'''
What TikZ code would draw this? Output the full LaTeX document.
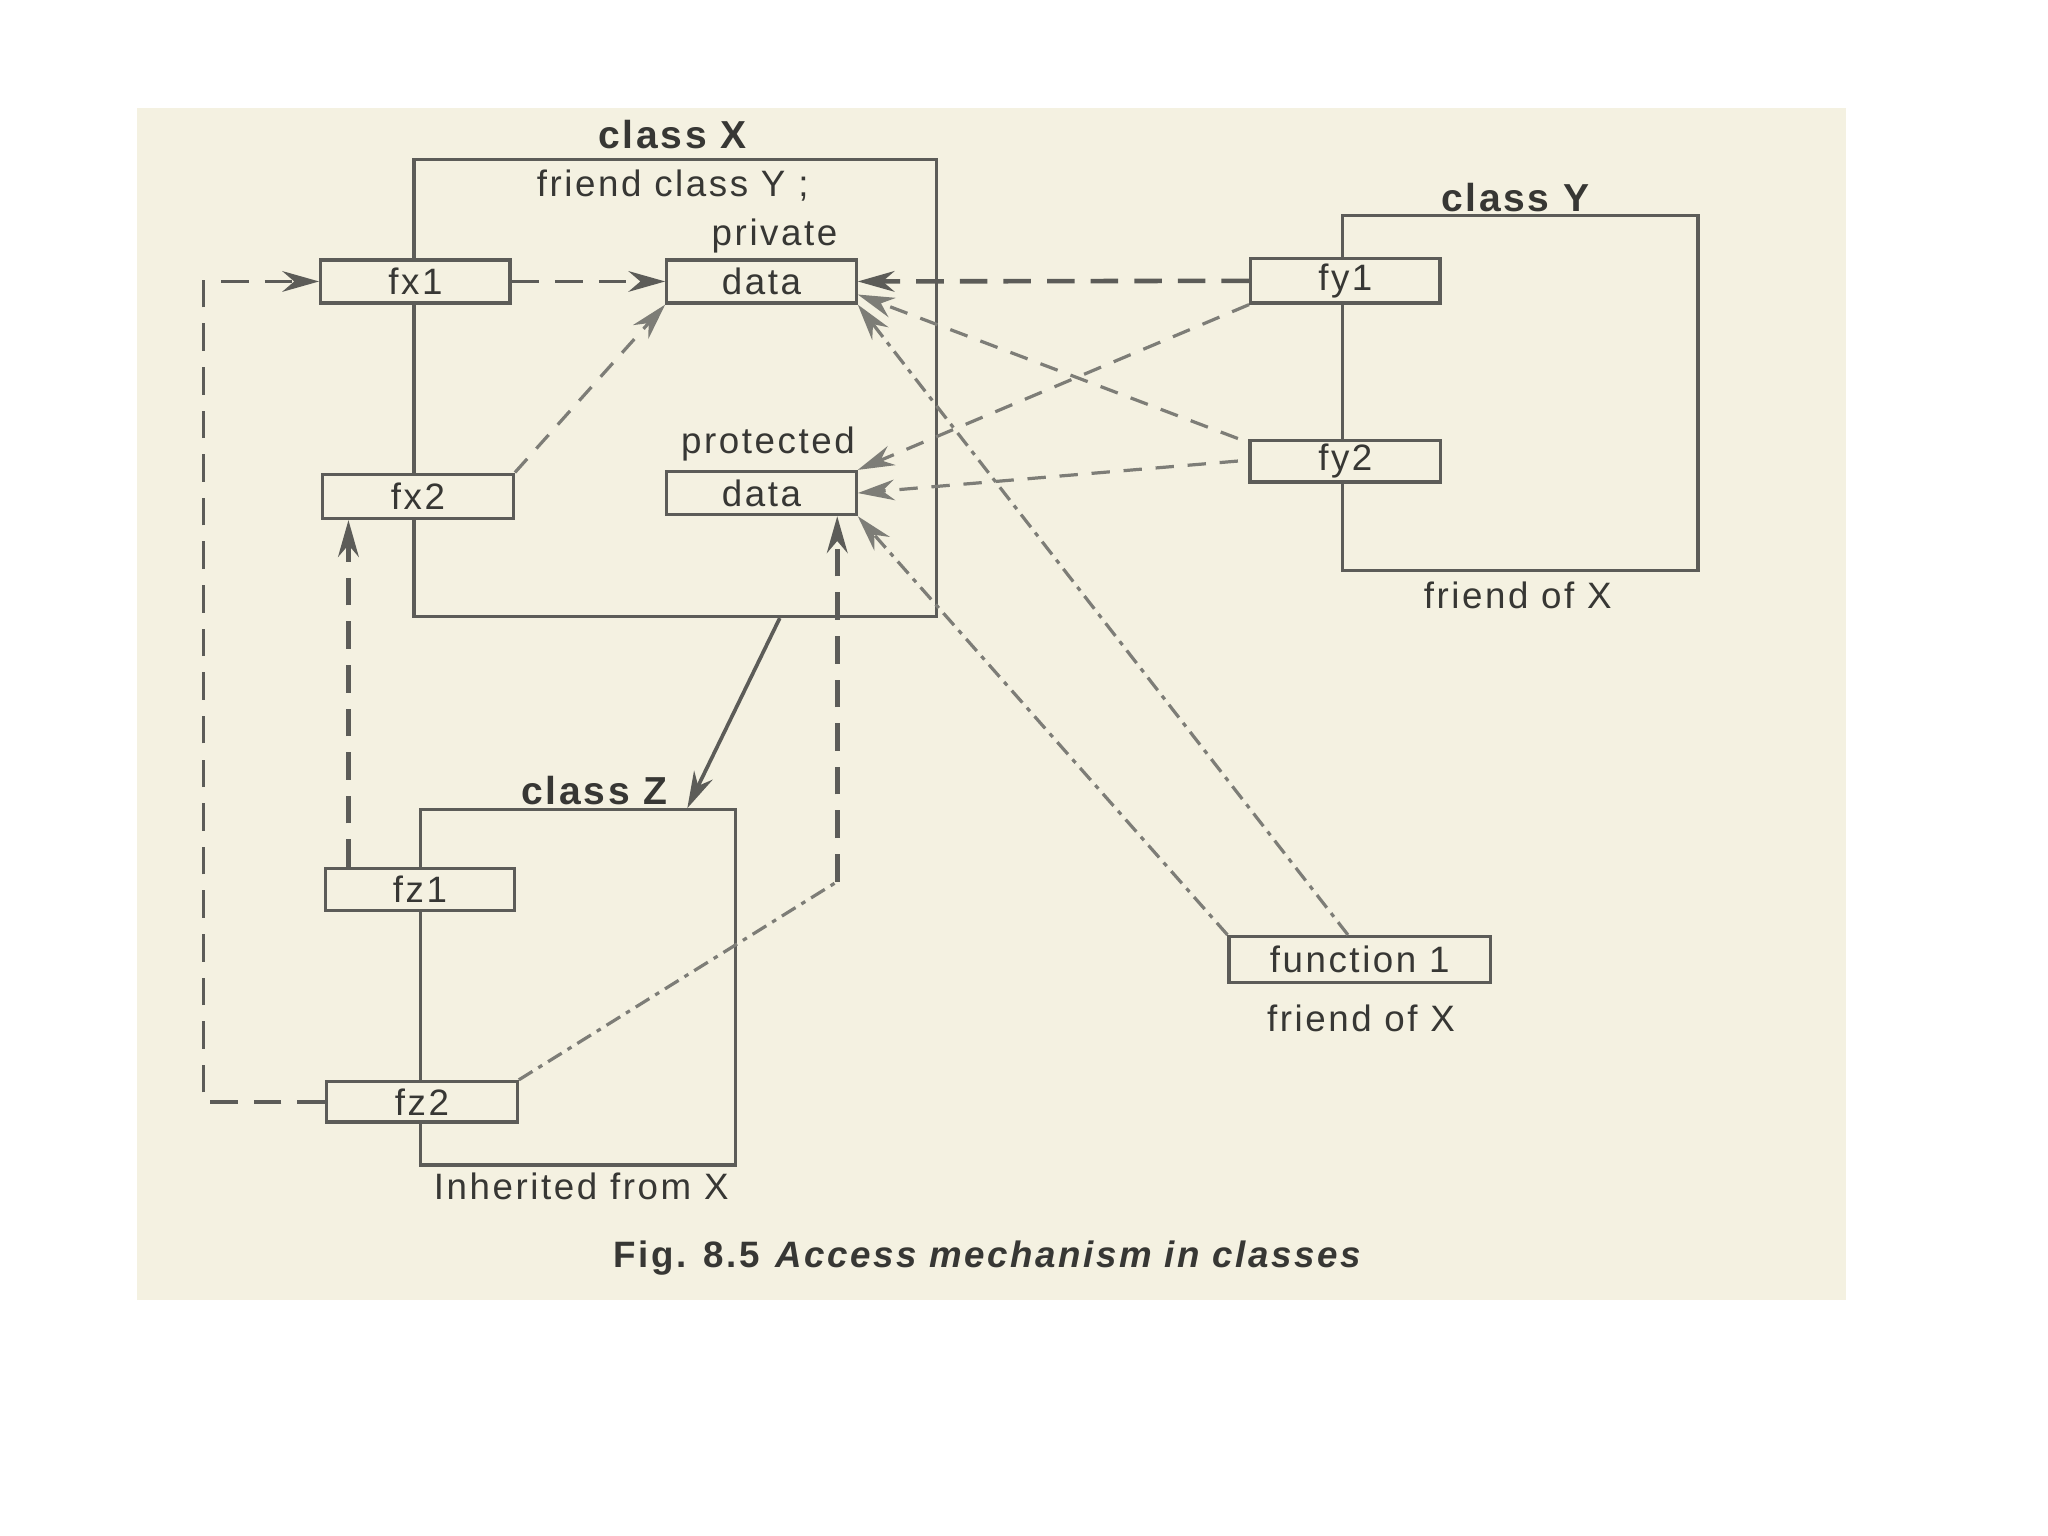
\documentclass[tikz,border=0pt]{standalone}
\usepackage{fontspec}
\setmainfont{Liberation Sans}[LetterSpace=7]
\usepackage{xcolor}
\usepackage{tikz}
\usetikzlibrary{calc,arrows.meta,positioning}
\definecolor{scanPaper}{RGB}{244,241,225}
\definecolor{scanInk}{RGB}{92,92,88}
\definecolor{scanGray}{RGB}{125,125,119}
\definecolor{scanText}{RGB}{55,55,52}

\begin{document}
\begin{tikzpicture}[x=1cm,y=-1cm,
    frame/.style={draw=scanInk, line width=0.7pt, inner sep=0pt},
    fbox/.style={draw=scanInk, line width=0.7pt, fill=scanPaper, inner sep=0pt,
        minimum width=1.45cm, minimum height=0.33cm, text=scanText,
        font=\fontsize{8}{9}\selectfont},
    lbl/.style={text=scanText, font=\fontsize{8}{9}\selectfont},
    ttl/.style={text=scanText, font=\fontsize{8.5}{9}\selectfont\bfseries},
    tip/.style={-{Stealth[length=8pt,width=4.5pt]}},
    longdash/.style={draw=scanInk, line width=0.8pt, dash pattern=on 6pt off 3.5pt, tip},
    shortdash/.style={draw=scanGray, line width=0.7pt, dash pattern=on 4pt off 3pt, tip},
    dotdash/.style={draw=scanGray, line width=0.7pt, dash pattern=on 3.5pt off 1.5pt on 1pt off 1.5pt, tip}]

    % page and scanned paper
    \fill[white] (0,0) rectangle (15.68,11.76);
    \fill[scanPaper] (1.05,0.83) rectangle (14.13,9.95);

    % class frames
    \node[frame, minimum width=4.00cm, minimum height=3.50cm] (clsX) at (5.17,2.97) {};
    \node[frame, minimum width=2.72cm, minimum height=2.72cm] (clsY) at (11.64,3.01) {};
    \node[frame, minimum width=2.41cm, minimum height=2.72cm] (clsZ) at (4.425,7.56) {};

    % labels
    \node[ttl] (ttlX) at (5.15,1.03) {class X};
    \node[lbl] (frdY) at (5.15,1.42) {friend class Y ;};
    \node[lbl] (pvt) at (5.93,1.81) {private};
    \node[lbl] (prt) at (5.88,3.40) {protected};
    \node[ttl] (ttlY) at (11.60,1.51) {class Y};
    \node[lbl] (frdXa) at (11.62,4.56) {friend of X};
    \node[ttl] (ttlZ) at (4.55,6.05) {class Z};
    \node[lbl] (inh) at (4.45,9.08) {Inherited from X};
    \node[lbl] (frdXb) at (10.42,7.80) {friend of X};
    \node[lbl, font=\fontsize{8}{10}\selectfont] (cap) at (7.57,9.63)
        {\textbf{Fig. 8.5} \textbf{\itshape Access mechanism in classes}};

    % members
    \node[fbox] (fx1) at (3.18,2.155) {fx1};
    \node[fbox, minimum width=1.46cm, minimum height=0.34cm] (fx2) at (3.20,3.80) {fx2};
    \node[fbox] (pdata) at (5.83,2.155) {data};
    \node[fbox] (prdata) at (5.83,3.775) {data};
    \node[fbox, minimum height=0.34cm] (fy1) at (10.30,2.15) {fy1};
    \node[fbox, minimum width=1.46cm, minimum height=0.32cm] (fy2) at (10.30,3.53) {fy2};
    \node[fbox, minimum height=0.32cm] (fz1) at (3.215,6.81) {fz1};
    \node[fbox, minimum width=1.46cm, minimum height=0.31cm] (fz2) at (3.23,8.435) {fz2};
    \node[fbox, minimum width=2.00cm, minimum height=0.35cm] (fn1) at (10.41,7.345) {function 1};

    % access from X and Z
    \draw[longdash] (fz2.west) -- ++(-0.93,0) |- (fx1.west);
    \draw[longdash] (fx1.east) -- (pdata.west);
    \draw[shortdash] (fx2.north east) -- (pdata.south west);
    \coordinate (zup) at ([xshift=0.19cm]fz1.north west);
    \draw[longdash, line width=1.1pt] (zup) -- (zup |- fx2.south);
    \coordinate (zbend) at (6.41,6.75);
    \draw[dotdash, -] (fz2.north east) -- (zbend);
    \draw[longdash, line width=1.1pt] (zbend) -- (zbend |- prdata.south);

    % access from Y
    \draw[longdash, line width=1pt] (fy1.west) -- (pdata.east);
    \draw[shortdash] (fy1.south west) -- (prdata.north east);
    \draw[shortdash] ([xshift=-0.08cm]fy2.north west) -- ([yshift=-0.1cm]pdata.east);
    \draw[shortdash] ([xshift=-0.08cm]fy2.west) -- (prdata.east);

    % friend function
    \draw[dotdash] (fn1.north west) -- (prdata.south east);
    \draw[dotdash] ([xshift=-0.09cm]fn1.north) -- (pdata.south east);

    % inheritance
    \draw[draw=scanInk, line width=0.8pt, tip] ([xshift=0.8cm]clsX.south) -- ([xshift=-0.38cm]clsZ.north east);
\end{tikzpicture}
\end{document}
'''
* Work instructions *
Skip every picture and return the lines above from the top through the one that contains "minimum width=2.41cm, minimum".

* Output below *
What TikZ code would draw this? Output the full LaTeX document.
\documentclass[tikz,border=0pt]{standalone}
\usepackage{fontspec}
\setmainfont{Liberation Sans}[LetterSpace=7]
\usepackage{xcolor}
\usepackage{tikz}
\usetikzlibrary{calc,arrows.meta,positioning}
\definecolor{scanPaper}{RGB}{244,241,225}
\definecolor{scanInk}{RGB}{92,92,88}
\definecolor{scanGray}{RGB}{125,125,119}
\definecolor{scanText}{RGB}{55,55,52}

\begin{document}
\begin{tikzpicture}[x=1cm,y=-1cm,
    frame/.style={draw=scanInk, line width=0.7pt, inner sep=0pt},
    fbox/.style={draw=scanInk, line width=0.7pt, fill=scanPaper, inner sep=0pt,
        minimum width=1.45cm, minimum height=0.33cm, text=scanText,
        font=\fontsize{8}{9}\selectfont},
    lbl/.style={text=scanText, font=\fontsize{8}{9}\selectfont},
    ttl/.style={text=scanText, font=\fontsize{8.5}{9}\selectfont\bfseries},
    tip/.style={-{Stealth[length=8pt,width=4.5pt]}},
    longdash/.style={draw=scanInk, line width=0.8pt, dash pattern=on 6pt off 3.5pt, tip},
    shortdash/.style={draw=scanGray, line width=0.7pt, dash pattern=on 4pt off 3pt, tip},
    dotdash/.style={draw=scanGray, line width=0.7pt, dash pattern=on 3.5pt off 1.5pt on 1pt off 1.5pt, tip}]

    % page and scanned paper
    \fill[white] (0,0) rectangle (15.68,11.76);
    \fill[scanPaper] (1.05,0.83) rectangle (14.13,9.95);

    % class frames
    \node[frame, minimum width=4.00cm, minimum height=3.50cm] (clsX) at (5.17,2.97) {};
    \node[frame, minimum width=2.72cm, minimum height=2.72cm] (clsY) at (11.64,3.01) {};
    \node[frame, minimum width=2.41cm, minimum height=2.72cm] (clsZ) at (4.425,7.56) {};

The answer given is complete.